» Problem details
Transcribe each line of the material as it is, and drop any picture.
───
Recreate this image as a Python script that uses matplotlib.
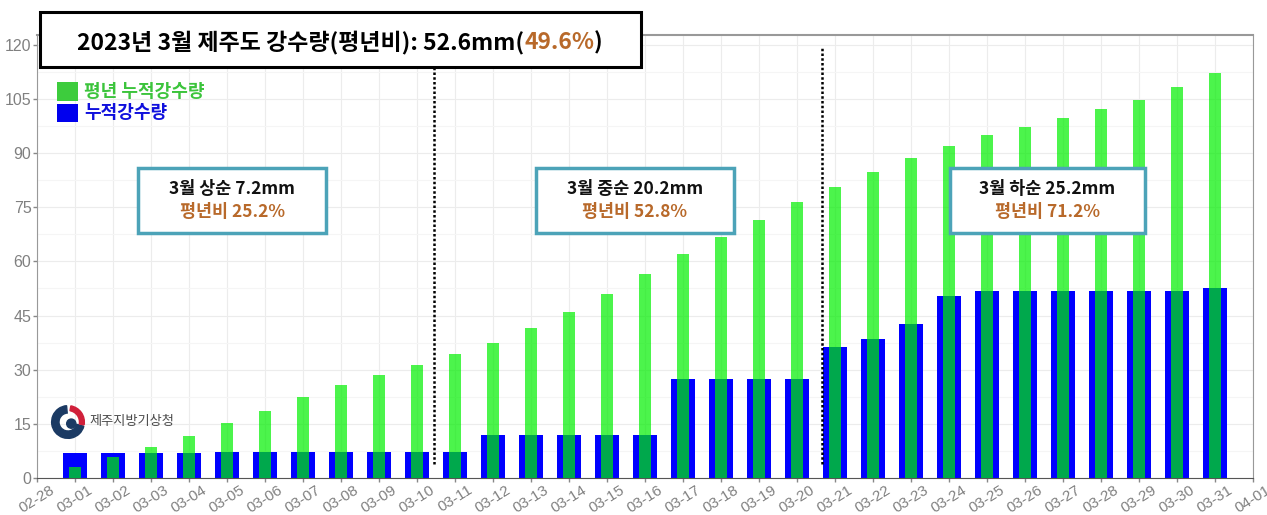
import matplotlib
matplotlib.use('Agg')
import matplotlib.pyplot as plt
import numpy as np
from matplotlib.patches import Rectangle, Wedge, Circle
from matplotlib.offsetbox import TextArea, HPacker, AnchoredOffsetbox

plt.rcParams['font.family'] = ['Noto Sans CJK KR', 'DejaVu Sans']

# ---- data ----
labels = ['02-28', '03-01', '03-02', '03-03', '03-04', '03-05', '03-06', '03-07',
          '03-08', '03-09', '03-10', '03-11', '03-12', '03-13', '03-14', '03-15',
          '03-16', '03-17', '03-18', '03-19', '03-20', '03-21', '03-22', '03-23',
          '03-24', '03-25', '03-26', '03-27', '03-28', '03-29', '03-30', '03-31',
          '04-01']
day = list(range(1, 32))
normal = [3.1, 5.7, 8.7, 11.7, 15.3, 18.6, 22.4, 25.8, 28.5, 31.3,
          34.3, 37.5, 41.5, 46.1, 50.9, 56.5, 62.0, 66.7, 71.5, 76.5,
          80.7, 84.8, 88.5, 92.0, 95.0, 97.3, 99.8, 102.1, 104.7, 108.4, 112.1]
accum = [6.8, 6.8, 6.8, 6.8, 7.2, 7.2, 7.2, 7.2, 7.2, 7.2,
         7.2, 12.0, 12.0, 12.0, 12.0, 12.0, 27.4, 27.4, 27.4, 27.4,
         36.2, 38.5, 42.7, 50.4, 51.7, 51.9, 51.9, 51.9, 51.9, 51.9, 52.6]
splits = [10.45, 20.65]

title_parts = ['2023년 3월 제주도 강수량(평년비): 52.6mm(', '49.6%', ')']
periods = ['3월 상순 7.2mm', '3월 중순 20.2mm', '3월 하순 25.2mm']
ratios = ['평년비 25.2%', '평년비 52.8%', '평년비 71.2%']
legend_labels = ['평년 누적강수량', '누적강수량']

W, H = 1267, 515
def fx(px):
    return px / W
def fy(py):
    return 1 - py / H

brown = '#b8692a'
teal = '#4ca3b8'

fig = plt.figure(figsize=(W / 100, H / 100), dpi=100)
ax = fig.add_axes([fx(37), fy(478), (1253 - 37) / W, (478 - 35) / H])

ax.bar(day, accum, width=0.65, color='#0000ff', zorder=2)
ax.bar(day, normal, width=0.33, color='#00f000', alpha=0.7, zorder=3)
ax.vlines(splits, 4, 119, colors='black', linestyles=(0, (1, 0.9)), linewidth=1.8, zorder=4)

ax.set_xlim(0, 32)
ax.set_ylim(0, 122.7)
ax.set_xticks(range(len(labels)))
ax.set_xticklabels(labels, rotation=32, ha='center')
ax.set_yticks(np.arange(0, 121, 15))
ax.set_yticks(np.arange(7.5, 122, 15), minor=True)
ax.tick_params(axis='both', which='major', colors='#888888', labelcolor='#808080',
               length=3, width=1, labelsize=11.5, pad=1)
ax.tick_params(axis='x', labelsize=11, pad=0.5)
ax.tick_params(which='minor', length=0)
for t in ax.get_xticklabels() + ax.get_yticklabels():
    t.set_family(['Liberation Sans', 'DejaVu Sans'])

ax.set_axisbelow(True)
ax.grid(which='major', color='#ececec', linewidth=0.8)
ax.grid(which='minor', axis='y', color='#f5f5f5', linewidth=0.8)
for s in ['top', 'right', 'left']:
    ax.spines[s].set_color('#999999')
ax.spines['top'].set_linewidth(1.5)
ax.spines['bottom'].set_color('#555555')

# ---- title box ----
fig.patches.append(Rectangle((fx(40), fy(67)), 601 / W, 55 / H, transform=fig.transFigure,
                             facecolor='white', edgecolor='black', linewidth=2.2, zorder=4))
parts = [TextArea(s, textprops=dict(color=c, fontsize=16.5, fontweight='bold'))
         for s, c in zip(title_parts, ['black', brown, 'black'])]
pack = HPacker(children=parts, align='baseline', pad=0, sep=0)
fig.add_artist(AnchoredOffsetbox(loc='center', child=pack, frameon=False, pad=0, borderpad=0,
                                 bbox_to_anchor=(fx(340), fy(42)),
                                 bbox_transform=fig.transFigure, zorder=6))

# ---- period boxes ----
boxes = [(138, 326), (536, 734), (950, 1145)]
for (x0, x1), p, r in zip(boxes, periods, ratios):
    fig.patches.append(Rectangle((fx(x0), fy(233)), (x1 - x0) / W, 65 / H,
                                 transform=fig.transFigure, facecolor='white',
                                 edgecolor=teal, linewidth=2.5, zorder=4))
    cx = fx((x0 + x1) / 2)
    fig.text(cx, fy(189), p, ha='center', va='center', fontsize=12.5,
             fontweight='bold', color='#111111', zorder=6)
    fig.text(cx, fy(212), r, ha='center', va='center', fontsize=12.5,
             fontweight='bold', color=brown, zorder=6)

# ---- legend ----
for (y0, y1), lab, c, tc in zip([(82, 101), (104, 122)], legend_labels,
                                ['#3dcc3d', '#0000ee'], ['#3cc43c', '#1010dd']):
    fig.patches.append(Rectangle((fx(57), fy(y1)), 21 / W, (y1 - y0) / H,
                                 transform=fig.transFigure, facecolor=c, edgecolor='none',
                                 zorder=5))
    fig.text(fx(84), fy((y0 + y1) / 2), lab, ha='left', va='center', fontsize=13,
             fontweight='bold', color=tc, zorder=6)

# ---- logo ----
lax = fig.add_axes([fx(50), fy(440), 36 / W, 36 / H])
lax.set_xlim(-1.1, 1.1)
lax.set_ylim(-1.1, 1.1)
lax.set_aspect('equal')
lax.axis('off')
lax.add_patch(Wedge((0, 0), 1, 95, 345, width=0.45, color='#1b3a63'))
lax.add_patch(Wedge((0, 0), 1, -10, 80, width=0.3, color='#d0203a'))
lax.add_patch(Circle((0.2, -0.1), 0.28, color='#1b3a63'))
fig.text(fx(89), fy(421), '제주지방기상청', ha='left', va='center', fontsize=9.5,
         color='#4a4a4a', zorder=6)

plt.savefig('out.png', dpi=100)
───
» Solution for this exercise
Recreate this image as a Python script that uses matplotlib.
import matplotlib
matplotlib.use('Agg')
import matplotlib.pyplot as plt
import numpy as np
from matplotlib.patches import Rectangle, Wedge, Circle
from matplotlib.offsetbox import TextArea, HPacker, AnchoredOffsetbox

plt.rcParams['font.family'] = ['Noto Sans CJK KR', 'DejaVu Sans']

# ---- data ----
labels = ['02-28', '03-01', '03-02', '03-03', '03-04', '03-05', '03-06', '03-07',
          '03-08', '03-09', '03-10', '03-11', '03-12', '03-13', '03-14', '03-15',
          '03-16', '03-17', '03-18', '03-19', '03-20', '03-21', '03-22', '03-23',
          '03-24', '03-25', '03-26', '03-27', '03-28', '03-29', '03-30', '03-31',
          '04-01']
day = list(range(1, 32))
normal = [3.1, 5.7, 8.7, 11.7, 15.3, 18.6, 22.4, 25.8, 28.5, 31.3,
          34.3, 37.5, 41.5, 46.1, 50.9, 56.5, 62.0, 66.7, 71.5, 76.5,
          80.7, 84.8, 88.5, 92.0, 95.0, 97.3, 99.8, 102.1, 104.7, 108.4, 112.1]
accum = [6.8, 6.8, 6.8, 6.8, 7.2, 7.2, 7.2, 7.2, 7.2, 7.2,
         7.2, 12.0, 12.0, 12.0, 12.0, 12.0, 27.4, 27.4, 27.4, 27.4,
         36.2, 38.5, 42.7, 50.4, 51.7, 51.9, 51.9, 51.9, 51.9, 51.9, 52.6]
splits = [10.45, 20.65]

title_parts = ['2023년 3월 제주도 강수량(평년비): 52.6mm(', '49.6%', ')']
periods = ['3월 상순 7.2mm', '3월 중순 20.2mm', '3월 하순 25.2mm']
ratios = ['평년비 25.2%', '평년비 52.8%', '평년비 71.2%']
legend_labels = ['평년 누적강수량', '누적강수량']

W, H = 1267, 515
def fx(px):
    return px / W
def fy(py):
    return 1 - py / H

brown = '#b8692a'
teal = '#4ca3b8'

fig = plt.figure(figsize=(W / 100, H / 100), dpi=100)
ax = fig.add_axes([fx(37), fy(478), (1253 - 37) / W, (478 - 35) / H])

ax.bar(day, accum, width=0.65, color='#0000ff', zorder=2)
ax.bar(day, normal, width=0.33, color='#00f000', alpha=0.7, zorder=3)
ax.vlines(splits, 4, 119, colors='black', linestyles=(0, (1, 0.9)), linewidth=1.8, zorder=4)

ax.set_xlim(0, 32)
ax.set_ylim(0, 122.7)
ax.set_xticks(range(len(labels)))
ax.set_xticklabels(labels, rotation=32, ha='center')
ax.set_yticks(np.arange(0, 121, 15))
ax.set_yticks(np.arange(7.5, 122, 15), minor=True)
ax.tick_params(axis='both', which='major', colors='#888888', labelcolor='#808080',
               length=3, width=1, labelsize=11.5, pad=1)
ax.tick_params(axis='x', labelsize=11, pad=0.5)
ax.tick_params(which='minor', length=0)
for t in ax.get_xticklabels() + ax.get_yticklabels():
    t.set_family(['Liberation Sans', 'DejaVu Sans'])

ax.set_axisbelow(True)
ax.grid(which='major', color='#ececec', linewidth=0.8)
ax.grid(which='minor', axis='y', color='#f5f5f5', linewidth=0.8)
for s in ['top', 'right', 'left']:
    ax.spines[s].set_color('#999999')
ax.spines['top'].set_linewidth(1.5)
ax.spines['bottom'].set_color('#555555')

# ---- title box ----
fig.patches.append(Rectangle((fx(40), fy(67)), 601 / W, 55 / H, transform=fig.transFigure,
                             facecolor='white', edgecolor='black', linewidth=2.2, zorder=4))
parts = [TextArea(s, textprops=dict(color=c, fontsize=16.5, fontweight='bold'))
         for s, c in zip(title_parts, ['black', brown, 'black'])]
pack = HPacker(children=parts, align='baseline', pad=0, sep=0)
fig.add_artist(AnchoredOffsetbox(loc='center', child=pack, frameon=False, pad=0, borderpad=0,
                                 bbox_to_anchor=(fx(340), fy(42)),
                                 bbox_transform=fig.transFigure, zorder=6))

# ---- period boxes ----
boxes = [(138, 326), (536, 734), (950, 1145)]
for (x0, x1), p, r in zip(boxes, periods, ratios):
    fig.patches.append(Rectangle((fx(x0), fy(233)), (x1 - x0) / W, 65 / H,
                                 transform=fig.transFigure, facecolor='white',
                                 edgecolor=teal, linewidth=2.5, zorder=4))
    cx = fx((x0 + x1) / 2)
    fig.text(cx, fy(189), p, ha='center', va='center', fontsize=12.5,
             fontweight='bold', color='#111111', zorder=6)
    fig.text(cx, fy(212), r, ha='center', va='center', fontsize=12.5,
             fontweight='bold', color=brown, zorder=6)

# ---- legend ----
for (y0, y1), lab, c, tc in zip([(82, 101), (104, 122)], legend_labels,
                                ['#3dcc3d', '#0000ee'], ['#3cc43c', '#1010dd']):
    fig.patches.append(Rectangle((fx(57), fy(y1)), 21 / W, (y1 - y0) / H,
                                 transform=fig.transFigure, facecolor=c, edgecolor='none',
                                 zorder=5))
    fig.text(fx(84), fy((y0 + y1) / 2), lab, ha='left', va='center', fontsize=13,
             fontweight='bold', color=tc, zorder=6)

# ---- logo ----
lax = fig.add_axes([fx(50), fy(440), 36 / W, 36 / H])
lax.set_xlim(-1.1, 1.1)
lax.set_ylim(-1.1, 1.1)
lax.set_aspect('equal')
lax.axis('off')
lax.add_patch(Wedge((0, 0), 1, 95, 345, width=0.45, color='#1b3a63'))
lax.add_patch(Wedge((0, 0), 1, -10, 80, width=0.3, color='#d0203a'))
lax.add_patch(Circle((0.2, -0.1), 0.28, color='#1b3a63'))
fig.text(fx(89), fy(421), '제주지방기상청', ha='left', va='center', fontsize=9.5,
         color='#4a4a4a', zorder=6)

plt.savefig('out.png', dpi=100)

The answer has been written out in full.